Silvio Santos é o maior comunicador da história da
televisão brasileira. Até hoje, com quase 90 anos, apesar de manter um programa
preguiçoso e mal produzido, é mestra na arte de comunicar. Seu carisma e
domínio de palco são inspiradores para as novas gerações.

O Troféu Imprensa, aquele pseudoprêmio dado a artistas da
música e da TV, mantido pelo apresentador há várias décadas, não empolga mais
ninguém. É dado por um grupo de jornalistas e críticos televisivos em várias
categorias, muitas delas criadas para premiar o elenco da emissora que organiza
o programa, ou seja, o SBT.

Dada a irrelevância,  o que se assiste é uma sucessão aberrações na
lista dos melhores, com Anitta figurando como melhor cantora, Wesley Safadão
como melhor cantor, ou Sabrina Sato como apresentadora.

De vez em quando, o programa oferece bons momentos, em
que o próprio Silvio protagoniza reencontros com outros grandes nomes. O depoimento
do jornalista Carlos Nascimento revelando a postura humana do patrão quando da
renovação de contrato no momento do diagnóstico de um câncer é belo de se
ouvir. Silvio reencontrando um emocionado Jô Soares também foi um momento para
os anais da TV. Nada, no entanto, justifica a deselegância, para dizer o
mínimo, com que ele tratou a jornalista Rachel Sheherazade.

Antes da cena constrangedora tenho que dizer que
sempre me incomodou a postura desbocada de Silvio Santos com alguns de seus
convidados. Com exceção dos artistas da mesma geração, Silvio conduz as
conversas com frases do tipo “quem é você?”, “o que você faz da vida?” ou “nunca
ouvi falar de você”. Quando não, ignora o trabalho de cantoras ou atrizes para
simplesmente enaltecer os corpos das entrevistadas, com jargões que cheiram a
naftalina de tão retrógrados. No alto de seus quase 90 anos e sendo dono da
emissora, se auto concedeu um salvo-conduto, numa expressão da jornalista Cynara
Menezes, que lhe dá permissão para essas estripulias.  Já cansei de sentir vergonha-alheia assistindo
ao programa SS.

Porém, poucas vezes vi algo tão constrangedor quanto
ao “sabão” que ele passou a Sheherazade.
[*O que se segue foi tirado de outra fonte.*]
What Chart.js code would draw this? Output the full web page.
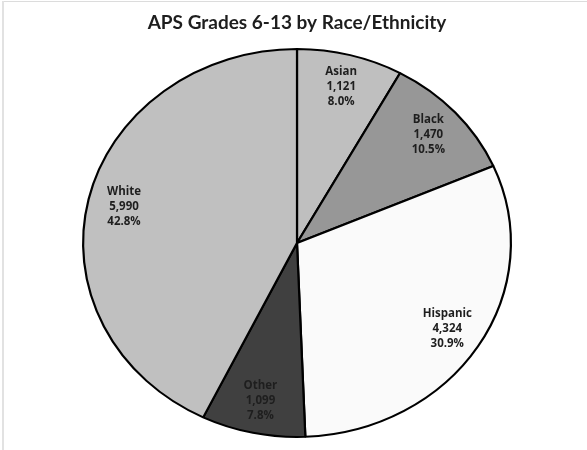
<!DOCTYPE html>
<html>
<head>
<meta charset="utf-8">
<script src="https://cdn.jsdelivr.net/npm/chart.js@4/dist/chart.umd.min.js"></script>
<style>
  html, body { margin: 0; padding: 0; background: #fff; }
  #wrap { position: relative; width: 587px; height: 450px; }
  #c { position: absolute; left: 0; top: 0; }
  .edgeTop { position: absolute; left: 2px; top: 1px; width: 585px; height: 1px; background: #dcdcdc; }
  .edgeLeft { position: absolute; left: 2px; top: 1px; width: 2px; height: 449px; background: #e2e2e2; }
</style>
</head>
<body>
<div id="wrap">
  <canvas id="c" width="587" height="450"></canvas>
  <div class="edgeTop"></div>
  <div class="edgeLeft"></div>
</div>
<script>
const categories = ["Asian", "Black", "Hispanic", "Other", "White"];
const counts = [1121, 1470, 4324, 1099, 5990];
const countLabels = ["1,121", "1,470", "4,324", "1,099", "5,990"];
const percentLabels = ["8.0%", "10.5%", "30.9%", "7.8%", "42.8%"];
const sliceColors = ["#bfbfbf", "#979797", "#fafafa", "#404040", "#c0c0c0"];
const titleText = "APS Grades 6-13 by Race/Ethnicity";

const X_STRETCH = 215 / 195;
const LABEL_FRAC = 0.83;

const ellipsePlugin = {
  id: 'ellipse',
  beforeDatasetsDraw(chart) {
    const arc = chart.getDatasetMeta(0).data[0];
    const ctx = chart.ctx;
    ctx.save();
    ctx.translate(arc.x, 0);
    ctx.scale(X_STRETCH, 1);
    ctx.translate(-arc.x, 0);
  },
  afterDatasetsDraw(chart) {
    const ctx = chart.ctx;
    ctx.restore();
    const meta = chart.getDatasetMeta(0);
    ctx.save();
    ctx.font = "bold 11.5px 'Open Sans', Lato, sans-serif";
    ctx.fillStyle = "#1e1e1e";
    ctx.textAlign = "center";
    ctx.textBaseline = "middle";
    meta.data.forEach((el, i) => {
      const p = el.getProps(['x', 'y', 'startAngle', 'endAngle', 'outerRadius'], true);
      const a = (p.startAngle + p.endAngle) / 2;
      const r = p.outerRadius * LABEL_FRAC;
      const x = p.x + Math.cos(a) * r * X_STRETCH;
      const y = p.y + Math.sin(a) * r;
      const lines = [categories[i], countLabels[i], percentLabels[i]];
      lines.forEach((t, k) => ctx.fillText(t, x, y + (k - 1) * 15));
    });
    ctx.restore();
  }
};

new Chart(document.getElementById('c'), {
  type: 'pie',
  data: {
    labels: categories,
    datasets: [{
      data: counts,
      backgroundColor: sliceColors,
      borderColor: "#000000",
      borderWidth: 2,
      hoverOffset: 0
    }]
  },
  options: {
    responsive: false,
    animation: false,
    radius: 194,
    layout: { padding: { top: 0, bottom: 12, left: 7, right: 0 } },
    plugins: {
      legend: { display: false },
      tooltip: { enabled: false },
      title: {
        display: true,
        text: titleText,
        color: "#1e1e1e",
        font: { family: "Lato, 'Open Sans', sans-serif", size: 19, weight: 'bold', lineHeight: 1.2 },
        padding: { top: 11.5, bottom: 13.7 }
      }
    }
  },
  plugins: [ellipsePlugin]
});
</script>
</body>
</html>
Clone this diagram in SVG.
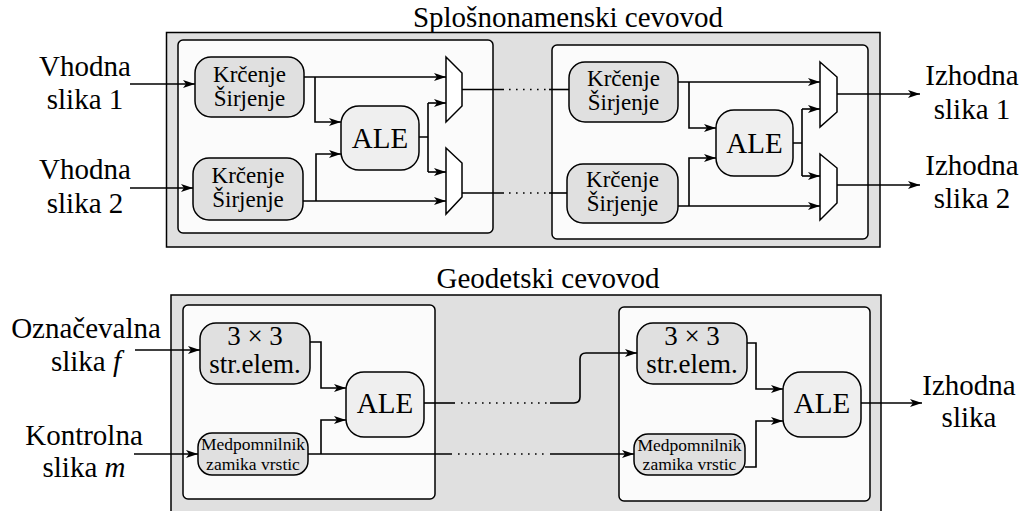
<svg xmlns="http://www.w3.org/2000/svg" width="1024" height="511" viewBox="0 0 1024 511" font-family="'Liberation Serif', serif">
<defs>
<marker id="arr" markerUnits="userSpaceOnUse" viewBox="0 0 12 8" refX="12" refY="4" markerWidth="12" markerHeight="8" orient="auto">
<path d="M0,0 L12,4 L0,8 L3,4 Z" fill="#000"/>
</marker>
</defs>
<style>
text{font-family:'Liberation Serif',serif;fill:#000;text-anchor:middle}
.lbl{font-size:29px}
.ttl{font-size:29px}
.kr{font-size:23px}
.ale{font-size:29px}
.str{font-size:27px}
.med{font-size:17.5px}
.outer{fill:#e0e0e0;stroke:#000;stroke-width:1.5}
.inner{fill:#fbfbfb;stroke:#000;stroke-width:1.5}
.blk{fill:#e0e0e0;stroke:#000;stroke-width:1.5}
.alebox{fill:#efefef;stroke:#000;stroke-width:1.5}
.mux{fill:#fff;stroke:#000;stroke-width:1.5}
.c{fill:none;stroke:#000;stroke-width:1.6}
.a{fill:none;stroke:#000;stroke-width:1.6;marker-end:url(#arr)}
.d{fill:none;stroke:#000;stroke-width:1.6;stroke-dasharray:1.6 5.4}
</style>

<g id="frames">
<rect class="outer" x="166.5" y="32.5" width="713.5" height="214.5"/>
<rect class="inner" x="178" y="40" width="315" height="193" rx="5"/>
<rect class="inner" x="552" y="45" width="316" height="194" rx="5"/>
<rect class="outer" x="171" y="295" width="710" height="222"/>
<rect class="inner" x="183" y="305" width="252" height="194" rx="5"/>
<rect class="inner" x="619" y="307" width="251" height="194" rx="5"/>
</g>

<g id="titles">
<text class="ttl" x="568" y="27">Splošnonamenski cevovod</text>
<text class="ttl" x="548" y="288">Geodetski cevovod</text>
</g>

<g id="connectors">
<path class="a" d="M130 84 H195"/>
<path class="a" d="M130 188 H193"/>
<path class="a" d="M304 77 H446"/>
<path class="a" d="M315 77 V122 H341"/>
<path class="a" d="M303 201 H446"/>
<path class="a" d="M316 201 V154 H341"/>
<path class="c" d="M419 137 H428 M428 103 V172"/>
<path class="a" d="M428 103 H446"/>
<path class="a" d="M428 172 H446"/>
<path class="c" d="M462 89.5 H504"/>
<path class="d" d="M509 89.5 H546"/>
<path class="c" d="M549 89.5 H569"/>
<path class="c" d="M462 193 H504"/>
<path class="d" d="M509 193 H546"/>
<path class="c" d="M549 193 H567"/>
<path class="a" d="M678 82 H820"/>
<path class="a" d="M689 82 V128 H716"/>
<path class="a" d="M678 206 H820"/>
<path class="a" d="M689 206 V158 H716"/>
<path class="c" d="M793 143 H802 M802 109 V176"/>
<path class="a" d="M802 109 H820"/>
<path class="a" d="M802 176 H820"/>
<path class="a" d="M837 94 H920"/>
<path class="a" d="M837 185 H920"/>

<path class="a" d="M135 350 H200"/>
<path class="a" d="M134 454 H198"/>
<path class="a" d="M310 342 H321 V388 H346"/>
<path class="c" d="M308 454 H452"/>
<path class="a" d="M321 454 V420 H346"/>
<path class="d" d="M458 454 H548"/>
<path class="a" d="M550 454 H634"/>
<path class="c" d="M424 403 H455"/>
<path class="d" d="M461 403 H548"/>
<path class="a" d="M550 403 H574 Q580 403 580 397 V359 Q580 353 586 353 H637"/>
<path class="a" d="M747 343 H756 V389 H783"/>
<path class="a" d="M745 467 H756 V421 H783"/>
<path class="a" d="M861 403 H922"/>
</g>

<g id="in1"><text class="lbl" x="85" y="76">Vhodna</text><text class="lbl" x="85" y="109">slika 1</text></g>
<g id="in2"><text class="lbl" x="85" y="179">Vhodna</text><text class="lbl" x="85" y="213">slika 2</text></g>
<g id="out1"><text class="lbl" x="972" y="85">Izhodna</text><text class="lbl" x="972" y="119">slika 1</text></g>
<g id="out2"><text class="lbl" x="972" y="175">Izhodna</text><text class="lbl" x="972" y="208">slika 2</text></g>

<g id="k1a"><rect class="blk" x="195" y="57" width="109" height="60" rx="16"/><text class="kr" x="249.5" y="82">Krčenje</text><text class="kr" x="249.5" y="106">Širjenje</text></g>
<g id="k1b"><rect class="blk" x="193" y="158" width="110" height="62" rx="16"/><text class="kr" x="248" y="183">Krčenje</text><text class="kr" x="248" y="207">Širjenje</text></g>
<g id="ale1"><rect class="alebox" x="341" y="106" width="78" height="64" rx="18"/><text class="ale" x="380" y="148">ALE</text></g>
<g id="mux1a"><polygon class="mux" points="446,57 462,73 462,106 446,122"/></g>
<g id="mux1b"><polygon class="mux" points="446,148 462,163 462,197 446,214"/></g>

<g id="k2a"><rect class="blk" x="569" y="62" width="109" height="60" rx="16"/><text class="kr" x="623.5" y="86">Krčenje</text><text class="kr" x="623.5" y="110">Širjenje</text></g>
<g id="k2b"><rect class="blk" x="567" y="164" width="111" height="59" rx="16"/><text class="kr" x="622.5" y="187">Krčenje</text><text class="kr" x="622.5" y="211">Širjenje</text></g>
<g id="ale2"><rect class="alebox" x="716" y="110" width="77" height="66" rx="18"/><text class="ale" x="754.5" y="153">ALE</text></g>
<g id="mux2a"><polygon class="mux" points="820,62 837,77 837,112 820,127"/></g>
<g id="mux2b"><polygon class="mux" points="820,154 837,168 837,203 820,220"/></g>

<g id="inf"><text class="lbl" x="86" y="338">Označevalna</text><text class="lbl" x="86" y="371">slika <tspan font-style="italic">f</tspan></text></g>
<g id="inm"><text class="lbl" x="84" y="445">Kontrolna</text><text class="lbl" x="84" y="477">slika <tspan font-style="italic">m</tspan></text></g>
<g id="out3"><text class="lbl" x="969" y="395">Izhodna</text><text class="lbl" x="969" y="427">slika</text></g>

<g id="se1"><rect class="blk" x="200" y="323" width="110" height="61" rx="16"/><text class="str" x="255" y="345">3 × 3</text><text class="str" x="255" y="373">str.elem.</text></g>
<g id="mp1"><rect class="blk" x="198" y="433" width="110" height="42" rx="14"/><text class="med" x="253" y="450">Medpomnilnik</text><text class="med" x="253" y="470">zamika vrstic</text></g>
<g id="ale3"><rect class="alebox" x="346" y="372" width="78" height="65" rx="18"/><text class="ale" x="385" y="413">ALE</text></g>

<g id="se2"><rect class="blk" x="637" y="323" width="110" height="61" rx="16"/><text class="str" x="692" y="345">3 × 3</text><text class="str" x="692" y="373">str.elem.</text></g>
<g id="mp2"><rect class="blk" x="634" y="434" width="111" height="41" rx="14"/><text class="med" x="689.5" y="451">Medpomnilnik</text><text class="med" x="689.5" y="470">zamika vrstic</text></g>
<g id="ale4"><rect class="alebox" x="783" y="372" width="78" height="65" rx="18"/><text class="ale" x="822" y="413">ALE</text></g>
</svg>
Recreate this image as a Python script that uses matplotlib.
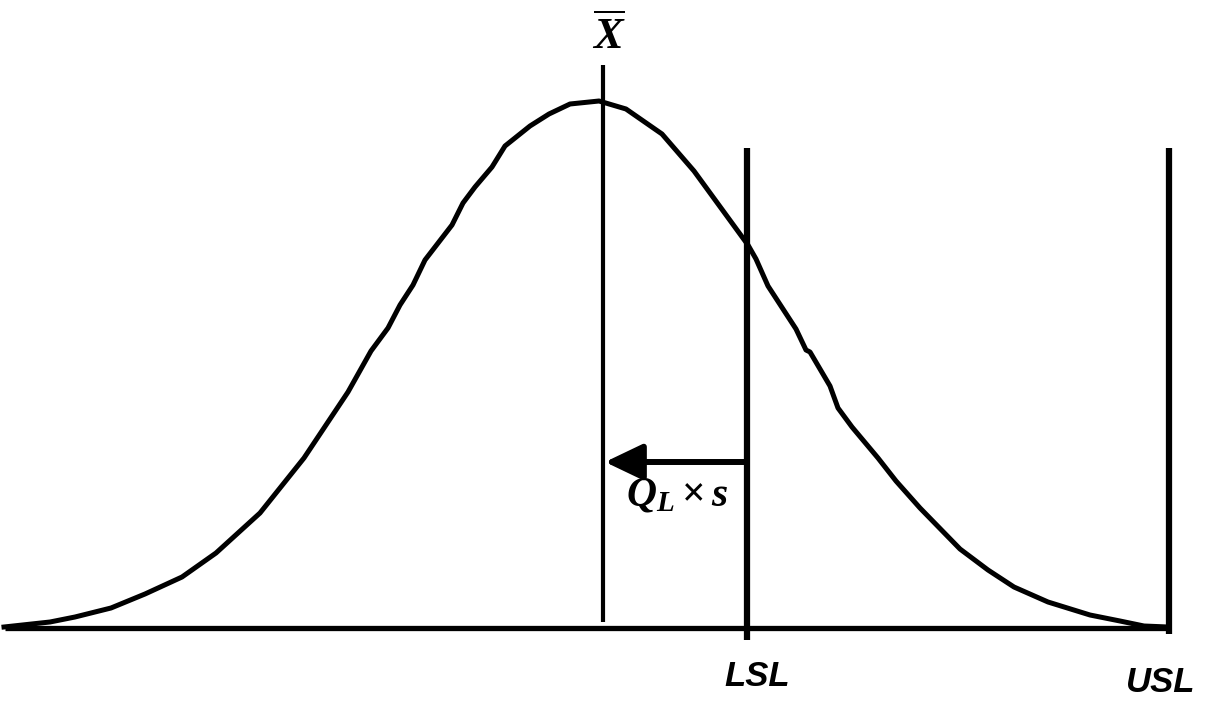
import matplotlib
matplotlib.use("Agg")
import matplotlib.pyplot as plt
from matplotlib.patches import FancyArrowPatch

# Кривa нормального розподілу: x та висота над базовою лінією
curve_x = [4, 50, 75, 111, 145, 182, 216, 260, 304, 348, 371, 388, 400, 413, 425,
           452, 463, 475, 492, 505, 530, 549, 570, 599,
           626, 662, 694, 748, 756, 768, 796, 806, 810, 830, 838, 852, 878, 896,
           920, 960, 988, 1014, 1048, 1090, 1120, 1144, 1168]
curve_h = [1, 6, 11, 20, 34, 51, 75, 115, 170, 236, 277, 300, 323, 343, 368,
           403, 425, 441, 461, 482, 502, 514, 524, 527,
           519, 494, 457, 383, 369, 342, 299, 278, 276, 242, 220, 201, 170, 147,
           120, 79, 58, 41, 26, 13, 7, 2, 1]

# Положення середнього та меж допуску
mean_x = 603
lsl_x = 747
usl_x = 1169
base_left, base_right = 5, 1169

mean_top, mean_bottom = 563, 6
limit_top = 480
arrow_h = 166

plt.rcParams['mathtext.fontset'] = 'custom'
plt.rcParams['mathtext.it'] = 'Liberation Serif:italic:bold'
plt.rcParams['mathtext.rm'] = 'Liberation Serif:bold'
plt.rcParams['mathtext.bf'] = 'Liberation Serif:bold'

fig = plt.figure(figsize=(12.07, 7.03), dpi=100)
ax = fig.add_axes([0, 0, 1, 1])
ax.set_xlim(0, 1207)
ax.set_ylim(-75, 628)
ax.axis('off')

# Базова лінія та крива
ax.plot([base_left, base_right], [0, 0], color='black', lw=3.8, solid_capstyle='butt')
ax.plot(curve_x, curve_h, color='black', lw=3.6, solid_joinstyle='round')

# Вертикальні лінії
ax.plot([mean_x, mean_x], [mean_bottom, mean_top], color='black', lw=3.0, solid_capstyle='butt')
ax.plot([lsl_x, lsl_x], [-12, limit_top], color='black', lw=4.5, solid_capstyle='butt')
ax.plot([usl_x, usl_x], [-6, limit_top], color='black', lw=4.5, solid_capstyle='butt')

# Стрілка від LSL до середнього
arrow = FancyArrowPatch((lsl_x, arrow_h), (mean_x + 2, arrow_h),
                        arrowstyle='-|>,head_length=23,head_width=11',
                        mutation_scale=1, color='black', lw=4.3,
                        shrinkA=0, shrinkB=0)
ax.add_patch(arrow)

# Підписи
ax.text(677, 134, r'$Q_L \times s$', fontsize=30, ha='center', va='center')
ax.text(mean_x + 6, 592, r'$\overline{X}$', fontsize=32, ha='center', va='center')
ax.text(757, -49, 'LSL', fontsize=25, fontstyle='italic', fontweight='bold',
        family='Liberation Sans', ha='center', va='center')
ax.text(1161, -54, 'USL', fontsize=25, fontstyle='italic', fontweight='bold',
        family='Liberation Sans', ha='center', va='center')

fig.savefig('out.png', dpi=100, facecolor='white')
A jornalista, que criou diversas polêmicas durante
o período em que tinha autorização para tecer comentários durante o jornal, não
conseguiu disfarçar (nem deveria) o incômodo ao ouvir de Silvio Santos que se
ela quisesse comentar sobre políticas deveria comprar uma emissora de TV. Para
não cometer exageros, transcrevo trechos ditos pelo próprio apresentador em
rede nacional:

 

“Se quiser falar sobre política, compre uma estação
de TV e faça por sua própria conta”

“Você foi contratada para ler notícias, não foi
contratada para dar opinião”

“Não, eu te chamei para você continuar com sua
beleza, com sua voz, para ler as notícias, e não dar sua opinião”

 

A mensagem é clara: para Silvio Santos, a regra é
nunca incomodar os poderosos de plantão. Uma pena, pois alguém com tamanha
penetração popular, teria muito a contribuir com o país do que apenas vender o “Baú
da Felicidade” ou rodar o “Peão da Casa Própria”.

Em tempo: defender o direito à liberdade de opinião,
ainda mais no jornalismo, não necessariamente significa concordância com o que
é escrito ou falado. Sheherazade nunca me encantou. Suas falas não vão além da
superfície e do discurso demagogo. Mas o que patrão fez foi ainda pior.